▸ EXERCISE INSTRUCTIONS
All of the data that follows should be retyped exactly, please, except the pictures.

▸ INFORMATION SUPPLIED
◇ ◇ ◇ ◇ ◇

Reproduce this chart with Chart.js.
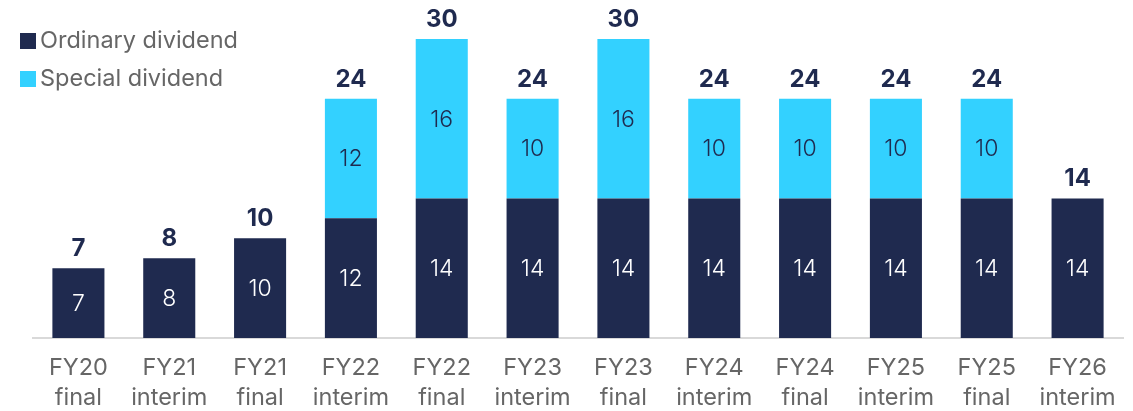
<!DOCTYPE html>
<html>
<head>
<meta charset="utf-8">
<script src="https://cdn.jsdelivr.net/npm/chart.js@4"></script>
<style>
  body { margin: 0; background: #fff; }
  #wrap { width: 1133px; height: 411px; }
</style>
</head>
<body>
<div id="wrap"><canvas id="myChart" width="1133" height="411"></canvas></div>
<script>
// Dividends per period
const periods = [['FY20', 'final'], ['FY21', 'interim'], ['FY21', 'final'], ['FY22', 'interim'], ['FY22', 'final'],
    ['FY23', 'interim'], ['FY23', 'final'], ['FY24', 'interim'], ['FY24', 'final'], ['FY25', 'interim'],
    ['FY25', 'final'], ['FY26', 'interim']];
const ordinary = [7, 8, 10, 12, 14, 14, 14, 14, 14, 14, 14, 14];
const special = [0, 0, 0, 12, 16, 10, 16, 10, 10, 10, 10, 0];
const seriesNames = ['Ordinary dividend', 'Special dividend'];

const navy = '#1F2A4F';
const cyan = '#33D1FF';
const FONT = 'Inter, "Noto Sans", sans-serif';

//Value labels + legend drawn by hand
const labelPlugin = {
    id: 'labels',
    afterDatasetsDraw(chart) {
        const ctx = chart.ctx;
        ctx.save();
        ctx.textAlign = 'center';
        ctx.textBaseline = 'middle';
        ctx.font = '300 23px ' + FONT;
        chart.data.datasets.forEach(function (ds, i) {
            const meta = chart.getDatasetMeta(i);
            meta.data.forEach(function (bar, j) {
                if (!ds.data[j]) return;
                ctx.fillStyle = i === 0 ? '#FFFFFF' : navy;
                ctx.fillText(ds.data[j], bar.x, (bar.y + bar.base) / 2 + 1);
            });
        });
        // totals
        ctx.font = '700 24px ' + FONT;
        ctx.fillStyle = navy;
        ctx.textBaseline = 'alphabetic';
        const yScale = chart.scales.y;
        const top = chart.getDatasetMeta(0).data;
        ordinary.forEach(function (v, j) {
            const total = v + special[j];
            ctx.fillText(total, top[j].x, yScale.getPixelForValue(total) - 12);
        });
        // legend
        ctx.textAlign = 'left';
        ctx.textBaseline = 'middle';
        ctx.font = '400 23.5px ' + FONT;
        [navy, cyan].forEach(function (c, i) {
            const y = 41 + i * 38;
            ctx.fillStyle = c;
            ctx.fillRect(20, y - 8, 16, 16);
            ctx.fillStyle = '#666666';
            ctx.fillText(seriesNames[i], 40, y);
        });
        ctx.restore();
    }
};

const ctx = document.getElementById('myChart').getContext('2d');
const myChart = new Chart(ctx, {
    type: 'bar',
    data: {
        labels: periods,
        datasets: [{
            label: seriesNames[0],
            data: ordinary,
            backgroundColor: navy,
            barPercentage: 0.573,
            categoryPercentage: 1
        }, {
            label: seriesNames[1],
            data: special,
            backgroundColor: cyan,
            barPercentage: 0.573,
            categoryPercentage: 1
        }]
    },
    options: {
        responsive: false,
        animation: false,
        layout: { padding: { left: 33, right: 10, top: 9, bottom: 0 } },
        plugins: {
            legend: { display: false },
            tooltip: { enabled: false }
        },
        scales: {
            x: {
                stacked: true,
                grid: { display: false, drawTicks: false },
                border: { color: '#D9D9D9', width: 2 },
                ticks: {
                    color: '#666666',
                    font: { family: FONT, size: 23.5, lineHeight: 1.28 },
                    padding: 15,
                    maxRotation: 0,
                    autoSkip: false
                },
                afterFit: function (scale) { scale.height = 73; }
            },
            y: {
                stacked: true,
                display: false,
                min: 0,
                max: 33
            }
        }
    },
    plugins: [labelPlugin]
});
</script>
</body>
</html>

◇ ◇ ◇ ◇ ◇

▸ SOLUTION
Reproduce this chart with Chart.js.
<!DOCTYPE html>
<html>
<head>
<meta charset="utf-8">
<script src="https://cdn.jsdelivr.net/npm/chart.js@4"></script>
<style>
  body { margin: 0; background: #fff; }
  #wrap { width: 1133px; height: 411px; }
</style>
</head>
<body>
<div id="wrap"><canvas id="myChart" width="1133" height="411"></canvas></div>
<script>
// Dividends per period
const periods = [['FY20', 'final'], ['FY21', 'interim'], ['FY21', 'final'], ['FY22', 'interim'], ['FY22', 'final'],
    ['FY23', 'interim'], ['FY23', 'final'], ['FY24', 'interim'], ['FY24', 'final'], ['FY25', 'interim'],
    ['FY25', 'final'], ['FY26', 'interim']];
const ordinary = [7, 8, 10, 12, 14, 14, 14, 14, 14, 14, 14, 14];
const special = [0, 0, 0, 12, 16, 10, 16, 10, 10, 10, 10, 0];
const seriesNames = ['Ordinary dividend', 'Special dividend'];

const navy = '#1F2A4F';
const cyan = '#33D1FF';
const FONT = 'Inter, "Noto Sans", sans-serif';

//Value labels + legend drawn by hand
const labelPlugin = {
    id: 'labels',
    afterDatasetsDraw(chart) {
        const ctx = chart.ctx;
        ctx.save();
        ctx.textAlign = 'center';
        ctx.textBaseline = 'middle';
        ctx.font = '300 23px ' + FONT;
        chart.data.datasets.forEach(function (ds, i) {
            const meta = chart.getDatasetMeta(i);
            meta.data.forEach(function (bar, j) {
                if (!ds.data[j]) return;
                ctx.fillStyle = i === 0 ? '#FFFFFF' : navy;
                ctx.fillText(ds.data[j], bar.x, (bar.y + bar.base) / 2 + 1);
            });
        });
        // totals
        ctx.font = '700 24px ' + FONT;
        ctx.fillStyle = navy;
        ctx.textBaseline = 'alphabetic';
        const yScale = chart.scales.y;
        const top = chart.getDatasetMeta(0).data;
        ordinary.forEach(function (v, j) {
            const total = v + special[j];
            ctx.fillText(total, top[j].x, yScale.getPixelForValue(total) - 12);
        });
        // legend
        ctx.textAlign = 'left';
        ctx.textBaseline = 'middle';
        ctx.font = '400 23.5px ' + FONT;
        [navy, cyan].forEach(function (c, i) {
            const y = 41 + i * 38;
            ctx.fillStyle = c;
            ctx.fillRect(20, y - 8, 16, 16);
            ctx.fillStyle = '#666666';
            ctx.fillText(seriesNames[i], 40, y);
        });
        ctx.restore();
    }
};

const ctx = document.getElementById('myChart').getContext('2d');
const myChart = new Chart(ctx, {
    type: 'bar',
    data: {
        labels: periods,
        datasets: [{
            label: seriesNames[0],
            data: ordinary,
            backgroundColor: navy,
            barPercentage: 0.573,
            categoryPercentage: 1
        }, {
            label: seriesNames[1],
            data: special,
            backgroundColor: cyan,
            barPercentage: 0.573,
            categoryPercentage: 1
        }]
    },
    options: {
        responsive: false,
        animation: false,
        layout: { padding: { left: 33, right: 10, top: 9, bottom: 0 } },
        plugins: {
            legend: { display: false },
            tooltip: { enabled: false }
        },
        scales: {
            x: {
                stacked: true,
                grid: { display: false, drawTicks: false },
                border: { color: '#D9D9D9', width: 2 },
                ticks: {
                    color: '#666666',
                    font: { family: FONT, size: 23.5, lineHeight: 1.28 },
                    padding: 15,
                    maxRotation: 0,
                    autoSkip: false
                },
                afterFit: function (scale) { scale.height = 73; }
            },
            y: {
                stacked: true,
                display: false,
                min: 0,
                max: 33
            }
        }
    },
    plugins: [labelPlugin]
});
</script>
</body>
</html>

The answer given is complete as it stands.